For a supposedly intelligent man, Obama has made an especially poor choice in his reported choice of Leon Panetta as CIA chief.
To say Panetta is inexperienced in intelligence would be an understatement. He is profoundly inexperienced, even more so than other previous CIA chiefs who came from a basically non-intelligence background. His main qualification appears to be that he was President Clinton’s chief of staff, and yet nevertheless supported Obama in his campaign against Hillary.
Well, I guess the Panetta appointment represents “change.” And we can only “hope” it doesn’t lead to a further and dangerous undermining of the already troubled CIA.
It is a mark of Panetta’s profound lack of qualifications for the job that even Democrat partisans such as incoming chairwoman of the Senate Intelligence Committee Diane Fienstein and departing chairman John D. Rockefeller sounded stunned and displeased. Feinstein was particularly upset that she had not been consulted about the choice—never a good move for an incoming President trying to work and play well with Congress—and she made it clear she would have preferred someone with a background in intelligence.
This doesn’t mean Panetta’s confirmation is truly threatened, however. It appears that whatever Obama wants, Obama will get.
The real problem that seems to have led to the appointment of such a complete outsider was that everyone with any sort of background in intelligence was considered tainted by ties to the supposedly nefarious Bush-era CIA, which approved controversial techniques such as waterboarding.
So Obama decided to throw out the baby (intelligence) with the bathwater (coercive interrogation techniques). To find a CIA head with the properly squeaky clean hands, Obama had to find one with no hands-on experience at all. Panetta fit the bill, since he not only had the requisite lack of background, but he had also been outspoken in his condemnation of all CIA practices that could conjure up any suggestion that they might arguably represent torture. Therefore he was doubleplusgood.
Panetta’s inexperience might not have made that much of a difference with a President who was not a complete neophyte himself. But unfortunately, Obama has no more credentials than Panetta has in that arena. What’s more, Obama recently appointed as Director of National Intelligence retired Navy Admiral Dennis Blair, who likewise has no experience in intelligence.

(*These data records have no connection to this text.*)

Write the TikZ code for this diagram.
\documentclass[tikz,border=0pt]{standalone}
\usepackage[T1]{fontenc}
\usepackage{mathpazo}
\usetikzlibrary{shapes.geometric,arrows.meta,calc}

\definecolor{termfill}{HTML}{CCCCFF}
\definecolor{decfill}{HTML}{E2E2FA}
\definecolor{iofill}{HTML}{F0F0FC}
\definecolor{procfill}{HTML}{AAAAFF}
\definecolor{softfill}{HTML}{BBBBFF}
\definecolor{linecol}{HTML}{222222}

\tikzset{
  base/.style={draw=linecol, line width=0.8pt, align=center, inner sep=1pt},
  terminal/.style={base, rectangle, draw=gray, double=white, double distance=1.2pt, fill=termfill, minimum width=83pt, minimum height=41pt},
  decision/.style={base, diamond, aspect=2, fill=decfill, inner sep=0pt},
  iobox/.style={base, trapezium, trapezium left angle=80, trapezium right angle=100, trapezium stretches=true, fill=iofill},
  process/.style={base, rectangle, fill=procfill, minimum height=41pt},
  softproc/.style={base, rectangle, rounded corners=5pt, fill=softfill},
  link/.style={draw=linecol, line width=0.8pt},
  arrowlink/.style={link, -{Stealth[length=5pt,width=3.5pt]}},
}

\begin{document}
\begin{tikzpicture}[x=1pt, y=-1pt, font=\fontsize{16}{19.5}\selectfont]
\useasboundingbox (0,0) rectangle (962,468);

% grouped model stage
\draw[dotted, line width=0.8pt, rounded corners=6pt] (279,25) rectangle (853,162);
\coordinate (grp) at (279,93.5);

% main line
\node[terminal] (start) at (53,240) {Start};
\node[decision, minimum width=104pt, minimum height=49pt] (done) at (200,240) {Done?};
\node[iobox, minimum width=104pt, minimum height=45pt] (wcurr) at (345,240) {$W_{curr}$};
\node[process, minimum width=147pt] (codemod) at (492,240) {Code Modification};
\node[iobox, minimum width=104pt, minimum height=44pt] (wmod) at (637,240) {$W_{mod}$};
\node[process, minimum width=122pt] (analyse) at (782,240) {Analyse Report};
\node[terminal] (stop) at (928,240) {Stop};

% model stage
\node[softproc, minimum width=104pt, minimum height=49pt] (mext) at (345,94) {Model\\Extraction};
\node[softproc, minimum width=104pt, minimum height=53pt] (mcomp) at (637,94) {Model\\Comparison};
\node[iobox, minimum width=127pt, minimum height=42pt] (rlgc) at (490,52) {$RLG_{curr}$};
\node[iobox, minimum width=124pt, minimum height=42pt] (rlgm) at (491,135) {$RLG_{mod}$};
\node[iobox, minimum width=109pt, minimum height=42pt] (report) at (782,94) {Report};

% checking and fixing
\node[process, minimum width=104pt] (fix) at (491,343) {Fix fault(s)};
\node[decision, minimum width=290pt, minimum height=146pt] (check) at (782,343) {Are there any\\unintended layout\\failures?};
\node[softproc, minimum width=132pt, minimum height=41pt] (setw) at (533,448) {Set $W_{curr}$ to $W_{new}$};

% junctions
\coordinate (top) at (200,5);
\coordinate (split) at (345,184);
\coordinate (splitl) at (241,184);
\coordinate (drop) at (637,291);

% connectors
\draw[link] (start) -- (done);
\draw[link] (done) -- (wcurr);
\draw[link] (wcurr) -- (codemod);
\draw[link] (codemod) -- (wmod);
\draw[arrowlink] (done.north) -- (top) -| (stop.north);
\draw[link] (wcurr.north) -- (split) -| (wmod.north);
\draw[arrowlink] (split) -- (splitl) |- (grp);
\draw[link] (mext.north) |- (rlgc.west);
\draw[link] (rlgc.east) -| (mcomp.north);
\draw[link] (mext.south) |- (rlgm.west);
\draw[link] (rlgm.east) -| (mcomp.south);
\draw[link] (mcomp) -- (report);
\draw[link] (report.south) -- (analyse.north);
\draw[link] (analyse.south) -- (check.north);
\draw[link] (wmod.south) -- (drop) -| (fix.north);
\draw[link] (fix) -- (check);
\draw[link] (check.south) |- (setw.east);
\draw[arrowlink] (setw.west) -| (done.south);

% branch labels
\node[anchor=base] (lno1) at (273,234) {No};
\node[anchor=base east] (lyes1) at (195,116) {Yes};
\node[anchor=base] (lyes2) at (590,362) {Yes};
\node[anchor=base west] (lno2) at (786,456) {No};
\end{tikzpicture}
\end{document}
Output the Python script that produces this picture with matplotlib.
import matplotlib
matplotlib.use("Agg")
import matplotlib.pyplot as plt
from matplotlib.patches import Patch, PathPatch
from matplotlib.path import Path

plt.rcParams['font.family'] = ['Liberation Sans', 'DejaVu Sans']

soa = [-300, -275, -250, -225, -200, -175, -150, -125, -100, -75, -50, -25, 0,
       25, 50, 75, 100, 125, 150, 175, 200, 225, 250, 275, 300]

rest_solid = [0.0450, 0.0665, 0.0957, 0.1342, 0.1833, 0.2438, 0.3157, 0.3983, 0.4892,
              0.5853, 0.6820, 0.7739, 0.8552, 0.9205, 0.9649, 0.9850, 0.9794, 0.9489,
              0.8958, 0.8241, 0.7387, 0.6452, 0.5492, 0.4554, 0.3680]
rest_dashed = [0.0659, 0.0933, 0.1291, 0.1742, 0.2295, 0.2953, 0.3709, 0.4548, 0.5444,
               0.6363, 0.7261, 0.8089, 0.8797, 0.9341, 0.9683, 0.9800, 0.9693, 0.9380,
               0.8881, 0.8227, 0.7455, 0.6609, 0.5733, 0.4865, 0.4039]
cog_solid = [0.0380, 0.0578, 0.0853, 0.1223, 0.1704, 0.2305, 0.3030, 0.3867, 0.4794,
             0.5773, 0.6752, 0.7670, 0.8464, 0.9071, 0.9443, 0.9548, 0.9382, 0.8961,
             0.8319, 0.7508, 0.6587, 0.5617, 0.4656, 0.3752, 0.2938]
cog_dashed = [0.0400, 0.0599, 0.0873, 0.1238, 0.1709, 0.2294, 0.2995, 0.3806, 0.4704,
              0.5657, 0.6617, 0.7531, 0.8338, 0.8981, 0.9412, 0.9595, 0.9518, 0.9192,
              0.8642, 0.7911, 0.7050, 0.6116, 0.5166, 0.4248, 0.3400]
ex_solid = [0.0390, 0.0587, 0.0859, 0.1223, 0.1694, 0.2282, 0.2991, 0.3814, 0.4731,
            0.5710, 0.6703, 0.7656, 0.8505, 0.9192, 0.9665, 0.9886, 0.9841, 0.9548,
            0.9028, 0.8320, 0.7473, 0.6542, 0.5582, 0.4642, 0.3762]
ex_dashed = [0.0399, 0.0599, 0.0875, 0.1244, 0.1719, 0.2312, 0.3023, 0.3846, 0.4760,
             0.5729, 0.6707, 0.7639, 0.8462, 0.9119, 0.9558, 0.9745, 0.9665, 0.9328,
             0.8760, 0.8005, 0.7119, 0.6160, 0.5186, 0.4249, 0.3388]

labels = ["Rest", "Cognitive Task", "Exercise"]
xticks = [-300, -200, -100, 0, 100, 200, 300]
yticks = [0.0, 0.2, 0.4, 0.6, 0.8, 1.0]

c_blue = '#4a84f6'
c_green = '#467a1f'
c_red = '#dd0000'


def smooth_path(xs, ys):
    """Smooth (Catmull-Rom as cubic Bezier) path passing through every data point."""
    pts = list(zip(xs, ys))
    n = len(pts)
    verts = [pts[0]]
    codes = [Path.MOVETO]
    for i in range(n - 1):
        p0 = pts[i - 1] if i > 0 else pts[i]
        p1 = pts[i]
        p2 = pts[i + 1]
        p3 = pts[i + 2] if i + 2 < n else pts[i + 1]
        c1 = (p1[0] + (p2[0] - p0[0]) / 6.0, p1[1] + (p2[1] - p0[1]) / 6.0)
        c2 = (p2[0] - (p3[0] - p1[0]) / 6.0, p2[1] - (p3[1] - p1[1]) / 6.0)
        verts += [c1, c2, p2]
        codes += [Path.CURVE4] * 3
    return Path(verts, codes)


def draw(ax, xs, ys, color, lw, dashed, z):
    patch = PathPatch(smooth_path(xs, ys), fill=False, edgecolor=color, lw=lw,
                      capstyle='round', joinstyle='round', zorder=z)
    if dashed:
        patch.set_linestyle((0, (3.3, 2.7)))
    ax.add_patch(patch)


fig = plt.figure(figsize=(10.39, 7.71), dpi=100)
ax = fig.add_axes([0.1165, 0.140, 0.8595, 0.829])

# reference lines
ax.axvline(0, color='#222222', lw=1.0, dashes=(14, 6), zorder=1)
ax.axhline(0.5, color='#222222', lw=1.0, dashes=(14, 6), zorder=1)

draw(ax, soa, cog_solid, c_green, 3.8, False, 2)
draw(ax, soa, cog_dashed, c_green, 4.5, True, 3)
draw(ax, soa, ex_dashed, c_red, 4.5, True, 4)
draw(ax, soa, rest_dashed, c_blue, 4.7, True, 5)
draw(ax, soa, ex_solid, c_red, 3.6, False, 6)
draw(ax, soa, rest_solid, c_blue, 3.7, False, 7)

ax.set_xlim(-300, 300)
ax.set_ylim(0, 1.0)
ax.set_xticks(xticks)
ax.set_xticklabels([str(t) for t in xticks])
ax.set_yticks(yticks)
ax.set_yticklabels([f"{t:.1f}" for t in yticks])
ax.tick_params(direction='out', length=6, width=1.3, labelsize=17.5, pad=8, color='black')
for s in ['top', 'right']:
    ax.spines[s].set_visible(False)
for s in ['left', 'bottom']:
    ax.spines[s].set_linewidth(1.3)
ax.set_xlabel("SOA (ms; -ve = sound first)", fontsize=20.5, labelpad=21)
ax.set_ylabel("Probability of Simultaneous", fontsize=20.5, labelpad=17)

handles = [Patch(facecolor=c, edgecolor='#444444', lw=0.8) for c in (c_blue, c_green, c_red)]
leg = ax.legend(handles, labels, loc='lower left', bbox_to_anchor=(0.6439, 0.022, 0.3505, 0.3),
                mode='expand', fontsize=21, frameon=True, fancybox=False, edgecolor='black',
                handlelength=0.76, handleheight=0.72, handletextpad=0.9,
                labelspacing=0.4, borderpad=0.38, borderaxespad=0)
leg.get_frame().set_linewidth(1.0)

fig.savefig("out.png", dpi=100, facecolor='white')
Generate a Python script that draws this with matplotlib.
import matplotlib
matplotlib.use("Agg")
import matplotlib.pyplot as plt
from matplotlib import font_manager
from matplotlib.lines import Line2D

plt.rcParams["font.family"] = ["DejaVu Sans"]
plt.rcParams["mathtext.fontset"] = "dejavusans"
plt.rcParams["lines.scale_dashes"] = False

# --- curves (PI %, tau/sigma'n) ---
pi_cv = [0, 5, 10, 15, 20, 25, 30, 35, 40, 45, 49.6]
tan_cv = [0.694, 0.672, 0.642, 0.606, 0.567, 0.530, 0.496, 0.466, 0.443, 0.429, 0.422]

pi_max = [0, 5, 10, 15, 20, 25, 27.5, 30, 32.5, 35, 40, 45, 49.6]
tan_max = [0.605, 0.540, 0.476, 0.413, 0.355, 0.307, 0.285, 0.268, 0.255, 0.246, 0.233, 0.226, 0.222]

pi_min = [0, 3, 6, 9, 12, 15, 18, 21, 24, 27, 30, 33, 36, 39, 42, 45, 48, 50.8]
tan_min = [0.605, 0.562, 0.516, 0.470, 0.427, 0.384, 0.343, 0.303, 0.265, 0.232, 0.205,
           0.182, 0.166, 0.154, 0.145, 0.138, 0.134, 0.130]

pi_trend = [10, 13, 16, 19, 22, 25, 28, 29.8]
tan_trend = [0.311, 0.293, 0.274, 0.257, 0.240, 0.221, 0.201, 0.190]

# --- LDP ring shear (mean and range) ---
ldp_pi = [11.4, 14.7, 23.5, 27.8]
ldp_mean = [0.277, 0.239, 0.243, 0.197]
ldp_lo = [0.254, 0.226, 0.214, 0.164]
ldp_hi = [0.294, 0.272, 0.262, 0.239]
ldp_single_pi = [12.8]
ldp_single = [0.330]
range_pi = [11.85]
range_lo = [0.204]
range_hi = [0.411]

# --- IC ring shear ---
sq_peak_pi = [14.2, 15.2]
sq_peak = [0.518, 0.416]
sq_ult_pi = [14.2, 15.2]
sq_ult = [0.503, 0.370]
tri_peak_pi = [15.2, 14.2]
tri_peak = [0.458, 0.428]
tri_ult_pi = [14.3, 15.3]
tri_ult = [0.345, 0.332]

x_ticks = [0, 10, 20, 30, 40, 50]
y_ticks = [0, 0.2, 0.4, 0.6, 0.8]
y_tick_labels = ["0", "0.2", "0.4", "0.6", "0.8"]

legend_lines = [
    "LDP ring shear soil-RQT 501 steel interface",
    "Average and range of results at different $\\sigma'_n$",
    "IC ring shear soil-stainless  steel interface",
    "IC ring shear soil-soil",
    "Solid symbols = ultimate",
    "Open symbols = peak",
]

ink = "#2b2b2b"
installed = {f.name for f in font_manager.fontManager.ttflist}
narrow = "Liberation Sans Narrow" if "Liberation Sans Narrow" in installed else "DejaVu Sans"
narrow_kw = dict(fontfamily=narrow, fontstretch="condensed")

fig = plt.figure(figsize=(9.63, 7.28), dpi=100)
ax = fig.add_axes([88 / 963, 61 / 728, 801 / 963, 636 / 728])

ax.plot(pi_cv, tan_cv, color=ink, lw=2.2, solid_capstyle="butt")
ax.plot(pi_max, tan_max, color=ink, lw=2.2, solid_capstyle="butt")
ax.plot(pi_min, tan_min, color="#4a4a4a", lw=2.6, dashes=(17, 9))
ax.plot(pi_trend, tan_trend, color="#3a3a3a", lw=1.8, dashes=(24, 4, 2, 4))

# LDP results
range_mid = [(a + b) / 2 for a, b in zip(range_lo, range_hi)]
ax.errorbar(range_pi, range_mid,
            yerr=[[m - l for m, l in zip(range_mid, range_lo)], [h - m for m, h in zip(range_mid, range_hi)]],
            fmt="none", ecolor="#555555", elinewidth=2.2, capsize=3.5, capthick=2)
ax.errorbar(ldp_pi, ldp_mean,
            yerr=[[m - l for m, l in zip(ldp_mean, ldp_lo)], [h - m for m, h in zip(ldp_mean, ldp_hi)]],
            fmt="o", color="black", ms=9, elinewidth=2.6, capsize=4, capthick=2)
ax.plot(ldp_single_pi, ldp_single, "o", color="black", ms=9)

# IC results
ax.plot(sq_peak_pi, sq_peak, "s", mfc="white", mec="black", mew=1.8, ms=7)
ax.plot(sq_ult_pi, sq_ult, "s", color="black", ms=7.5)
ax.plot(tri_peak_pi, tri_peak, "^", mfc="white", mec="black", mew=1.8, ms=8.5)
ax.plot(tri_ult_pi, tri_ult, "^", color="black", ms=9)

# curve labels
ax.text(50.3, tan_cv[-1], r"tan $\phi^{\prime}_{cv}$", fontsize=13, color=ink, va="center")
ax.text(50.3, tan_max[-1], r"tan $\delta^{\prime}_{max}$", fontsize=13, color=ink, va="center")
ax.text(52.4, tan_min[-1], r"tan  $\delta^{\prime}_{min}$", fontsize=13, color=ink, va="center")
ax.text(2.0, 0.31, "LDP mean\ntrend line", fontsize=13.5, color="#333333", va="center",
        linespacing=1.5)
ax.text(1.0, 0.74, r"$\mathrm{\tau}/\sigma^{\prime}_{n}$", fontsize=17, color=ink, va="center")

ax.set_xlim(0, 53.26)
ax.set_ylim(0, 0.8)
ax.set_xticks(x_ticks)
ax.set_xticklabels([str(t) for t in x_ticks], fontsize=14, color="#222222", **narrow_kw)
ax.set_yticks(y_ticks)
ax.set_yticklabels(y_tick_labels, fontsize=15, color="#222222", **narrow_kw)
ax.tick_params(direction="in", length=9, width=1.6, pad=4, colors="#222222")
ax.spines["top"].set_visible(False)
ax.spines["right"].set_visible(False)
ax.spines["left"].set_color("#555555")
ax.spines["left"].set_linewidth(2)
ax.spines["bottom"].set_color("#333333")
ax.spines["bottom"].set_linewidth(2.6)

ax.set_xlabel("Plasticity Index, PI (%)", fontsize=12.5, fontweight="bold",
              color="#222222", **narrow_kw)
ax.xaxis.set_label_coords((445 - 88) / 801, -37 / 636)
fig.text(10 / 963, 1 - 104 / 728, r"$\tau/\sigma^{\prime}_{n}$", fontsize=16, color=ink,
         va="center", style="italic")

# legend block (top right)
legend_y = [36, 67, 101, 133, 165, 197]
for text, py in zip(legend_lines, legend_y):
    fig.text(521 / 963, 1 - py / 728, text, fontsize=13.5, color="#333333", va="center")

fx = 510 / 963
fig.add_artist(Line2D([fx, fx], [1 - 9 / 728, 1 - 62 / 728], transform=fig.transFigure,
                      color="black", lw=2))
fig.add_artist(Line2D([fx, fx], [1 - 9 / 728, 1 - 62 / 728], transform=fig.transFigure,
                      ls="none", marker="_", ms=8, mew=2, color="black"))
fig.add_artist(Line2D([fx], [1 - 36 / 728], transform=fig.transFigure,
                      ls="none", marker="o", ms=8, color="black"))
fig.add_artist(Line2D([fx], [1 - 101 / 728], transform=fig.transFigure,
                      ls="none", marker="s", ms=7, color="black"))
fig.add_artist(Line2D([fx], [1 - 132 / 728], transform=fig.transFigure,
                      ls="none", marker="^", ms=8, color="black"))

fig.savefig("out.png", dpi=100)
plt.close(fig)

This makes for quite a troika. As blogger “Spook86,” who represents himself as being a former intelligence officer, says, it “doesn’t exactly inspire confidence.” No, not exactly.
It’s not as though we are in an era right now in which intelligence is relatively unimportant. It is widely conceded that it is vital. Does Obama not think so? Does he consider it an afterthought? Does he feel that PC considerations and placating the left wing of his party trump finding a competent person to head the intelligence community? Or does he think all that’s required is to be a good administrator, and the rest can be learned on the job? If so, is this an extension of the hubris that has plagued him from the very start of his campaign?
[ADDENDUM: The WSJ wonders if this signals an upcoming purge in the CIA of all persons associated with the "torture" years. If so, the entire agency would end up staffed by neophytes. How very reassuring that would be.]